Audio Transfer Grade: A- 

Disc Extras

Animated menu with music
Scene Access with 24 cues and remote access
Subtitles/Captions in English, Spanish with remote access
2 Original Trailer(s)
4 Other Trailer(s) featuring Mr. And Mrs. Smith, Fantastic Four, Family Guy, American Dad
3 Deleted Scenes
6 Featurette(s)
Packaging: Keep Case
Picture Disc
1 Disc
1-Sided disc(s)
Layers: RSDL
Layers Switch: 00h:36m:18s

Extras Review: Extras are pretty light, which isn't surprising considering the film played in theaters less than three months ago. First, there is a standard promotional making-of, which explains the plot and characters in just under 13 minutes. Then there's the collection of four brief clips housed under the heading Inside the Editing Room in which director Rob Bowman talks us through a scene.

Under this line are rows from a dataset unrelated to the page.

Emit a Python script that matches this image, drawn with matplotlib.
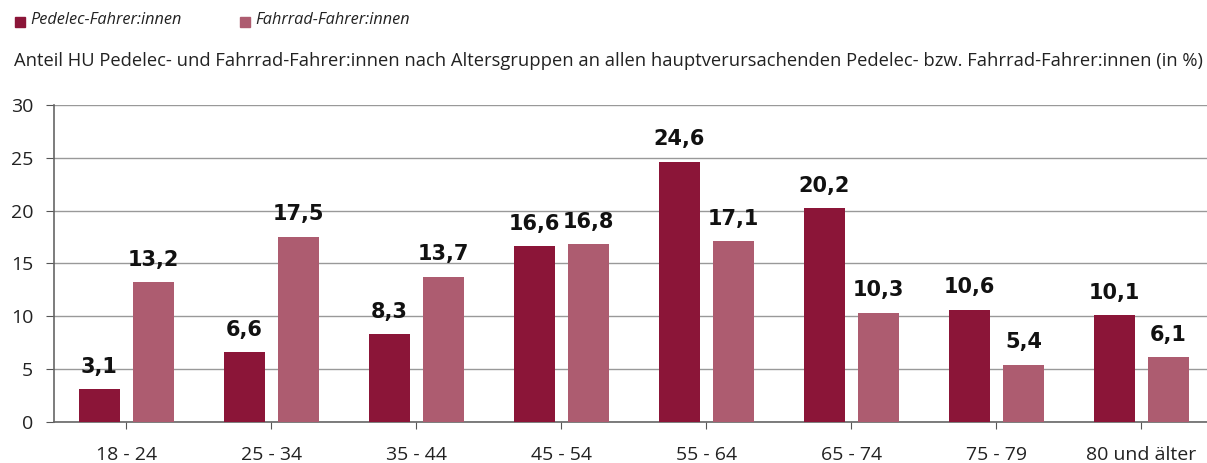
import numpy as np
import matplotlib.pyplot as plt
from matplotlib.patches import Rectangle

kategorien = ["18 - 24", "25 - 34", "35 - 44", "45 - 54", "55 - 64", "65 - 74", "75 - 79", "80 und älter"]
pedelec = [3.1, 6.6, 8.3, 16.6, 24.6, 20.2, 10.6, 10.1]
fahrrad = [13.2, 17.5, 13.7, 16.8, 17.1, 10.3, 5.4, 6.1]
serien = ["Pedelec-Fahrer:innen", "Fahrrad-Fahrer:innen"]
farben = ["#8B1538", "#AD5C70"]
titel = "Anteil HU Pedelec- und Fahrrad-Fahrer:innen nach Altersgruppen an allen hauptverursachenden Pedelec- bzw. Fahrrad-Fahrer:innen (in %)"

plt.rcParams['font.family'] = ['Open Sans', 'DejaVu Sans']

fig = plt.figure(figsize=(12.07, 4.63), dpi=100)
# achse geht rechts etwas ueber den rand hinaus (wie im original)
ax = fig.add_axes([0.0447, 0.0886, 0.961, 0.685])

x = np.arange(len(kategorien))
breite = 0.285
for werte, off, farbe in [(pedelec, -0.187, farben[0]), (fahrrad, 0.187, farben[1])]:
    bars = ax.bar(x + off, werte, breite, color=farbe, zorder=3)
    for b, w in zip(bars, werte):
        ax.text(b.get_x() + b.get_width() / 2, w + 1.2, f"{w:.1f}".replace(".", ","),
                ha="center", va="bottom", fontsize=15, fontweight="bold",
                family="DejaVu Sans", color="#111111")

ax.set_xlim(-0.5, len(kategorien) - 0.5)
ax.set_ylim(0, 30)
ax.set_yticks(range(0, 31, 5))
ax.set_xticks(x)
ax.set_xticklabels(kategorien)
ax.tick_params(axis="x", length=5, direction="out", color="#555555", pad=12,
               labelsize=14, labelcolor="#222222")
ax.tick_params(axis="y", length=6, direction="out", color="#555555", labelsize=14,
               labelcolor="#222222", pad=9)
ax.grid(axis="y", color="#999999", linewidth=1, zorder=0)
for s in ["top", "right"]:
    ax.spines[s].set_visible(False)
for s in ["left", "bottom"]:
    ax.spines[s].set_color("#666666")
    ax.spines[s].set_linewidth(1.2)

# Legende oben
for i, (name, farbe) in enumerate(zip(serien, farben)):
    x0 = 0.0125 + i * 0.1865
    fig.patches.append(Rectangle((x0, 0.942), 0.0085, 0.022, transform=fig.transFigure,
                                 color=farbe))
    fig.text(x0 + 0.0125, 0.956, name, fontsize=11.7, style="italic", va="center", color="#222222")

fig.text(0.0115, 0.868, titel, fontsize=13.2, va="center", color="#222222")

fig.savefig("out.png", dpi=100)
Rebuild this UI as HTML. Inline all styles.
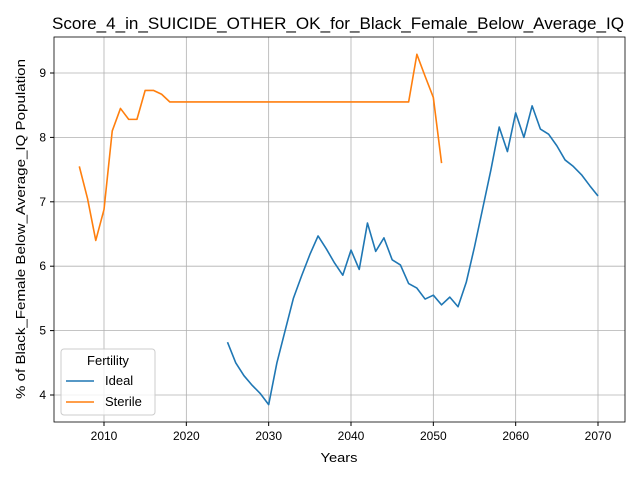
<!DOCTYPE html>
<html><head><meta charset="utf-8"><style>body{margin:0;background:#fff}svg{font-family:"Liberation Sans","DejaVu Sans",sans-serif}</style></head>
<body>
<svg id="c" width="640" height="480" xmlns="http://www.w3.org/2000/svg"></svg>
<script>
const idealYears=[];for(let y=2025;y<=2070;y++)idealYears.push(y);
const idealValues=[4.82,4.5,4.3,4.15,4.02,3.85,4.5,5.0,5.5,5.85,6.18,6.47,6.27,6.05,5.86,6.25,5.95,6.67,6.23,6.44,6.1,6.02,5.73,5.66,5.49,5.55,5.4,5.52,5.37,5.75,6.3,6.9,7.5,8.16,7.78,8.38,8.0,8.49,8.13,8.05,7.87,7.65,7.55,7.42,7.25,7.09];
const sterileYears=[];for(let y=2007;y<=2051;y++)sterileYears.push(y);
const sterileValues=[7.55,7.05,6.4,6.88,8.1,8.45,8.28,8.28,8.73,8.73,8.67,8.55,8.55,8.55,8.55,8.55,8.55,8.55,8.55,8.55,8.55,8.55,8.55,8.55,8.55,8.55,8.55,8.55,8.55,8.55,8.55,8.55,8.55,8.55,8.55,8.55,8.55,8.55,8.55,8.55,8.55,9.29,8.95,8.62,7.6];
const xTicks=[2010,2020,2030,2040,2050,2060,2070];
const yTicks=[4,5,6,7,8,9];
const L=54,R=625,T=37,B=422;
const xs=v=>104+(v-2010)*(598-104)/60;
const ys=v=>395-(v-4)*(395-73)/5;
const svg=document.getElementById('c');const NS='http://www.w3.org/2000/svg';
function el(t,a,p){const e=document.createElementNS(NS,t);for(const k in a)e.setAttribute(k,a[k]);(p||svg).appendChild(e);return e;}
let e;
e=el('text',{x:338,y:29,'text-anchor':'middle','font-size':17,textLength:572,lengthAdjust:'spacingAndGlyphs'});e.textContent='Score_4_in_SUICIDE_OTHER_OK_for_Black_Female_Below_Average_IQ';


xTicks.forEach(t=>{const x=xs(t);
e=el('line',{x1:x,x2:x,y1:T,y2:B,stroke:'#b0b0b0','stroke-width':0.8});


el('line',{x1:x,x2:x,y1:B,y2:B+4,stroke:'#000'});
e=el('text',{x:x,y:B+18,'text-anchor':'middle','font-size':12});e.textContent=t;

});
yTicks.forEach(t=>{const y=ys(t);
e=el('line',{x1:L,x2:R,y1:y,y2:y,stroke:'#b0b0b0','stroke-width':0.8});


el('line',{x1:L-4,x2:L,y1:y,y2:y,stroke:'#000'});
e=el('text',{x:L-8,y:y+4,'text-anchor':'end','font-size':12});e.textContent=t;

});
function line(xv,yv,c,n){e=el('polyline',{points:xv.map((x,i)=>xs(x)+','+ys(yv[i])).join(' '),fill:'none',stroke:c,'stroke-width':1.6,'stroke-linejoin':'round'});

}
line(idealYears,idealValues,'#1f77b4','ideal-line');
line(sterileYears,sterileValues,'#ff7f0e','sterile-line');
e=el('rect',{x:L,y:T,width:R-L,height:B-T,fill:'none',stroke:'#000','stroke-width':0.8});


e=el('text',{x:339,y:462,'text-anchor':'middle','font-size':13,textLength:37,lengthAdjust:'spacingAndGlyphs'});e.textContent='Years';


e=el('text',{x:0,y:0,'text-anchor':'middle','font-size':13,textLength:340,lengthAdjust:'spacingAndGlyphs',transform:'translate(25,229) rotate(-90)'});e.textContent='% of Black_Female Below_Average_IQ Population';


const g=el('g',{});


el('rect',{x:61,y:349,width:94,height:66,rx:3,fill:'#fff','fill-opacity':0.8,stroke:'#ccc'},g);
e=el('text',{x:108,y:365,'text-anchor':'middle','font-size':13},g);e.textContent='Fertility';
[['Ideal','#1f77b4',385],['Sterile','#ff7f0e',406]].forEach(([n,c,y])=>{
el('line',{x1:66,x2:94,y1:y-4,y2:y-4,stroke:c,'stroke-width':1.6},g);
e=el('text',{x:105,y:y,'font-size':13},g);e.textContent=n;

});
</script>
</body></html>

These were posted on the internet to promote the film, and are utterly useless once you've seen it, except they do show inconsequentially altered takes.

Three deleted scenes run less than five minutes, and the only one worth seeing is a dream sequence cameo from Daredevil Ben Affleck, looking rather puffy in the facial region.

Jennifer Garner's Comic-con Presentation is a very short clip promoting the movie that, I guess, was shown at Comic-con, but the on-set interview was also sent to my TiVo, so I don't think it's quite as special as the back of the DVD box wants me to think.

In terms of promotion, there are two trailers that make the movie look pretty good (but still weren't enough to get me into the theater), and ads for the upcoming Fantastic Four, and Mr. And Mrs. Smith, and, why not, the new season of Family Guy and its carbon copy American Dad, and I hope you Seth McFarlane fans are happy because that's the show replacing Arrested Development.

Extras Grade: C
 

Final Comments

The creative team behind Elektra obviously wanted to put an American spin on the visual splendor of Asian hits like Hero. They obviously think you're too stupid for those movies, so instead they made everything louder and dumber. Are you going to let them insult you like that? Watch something else.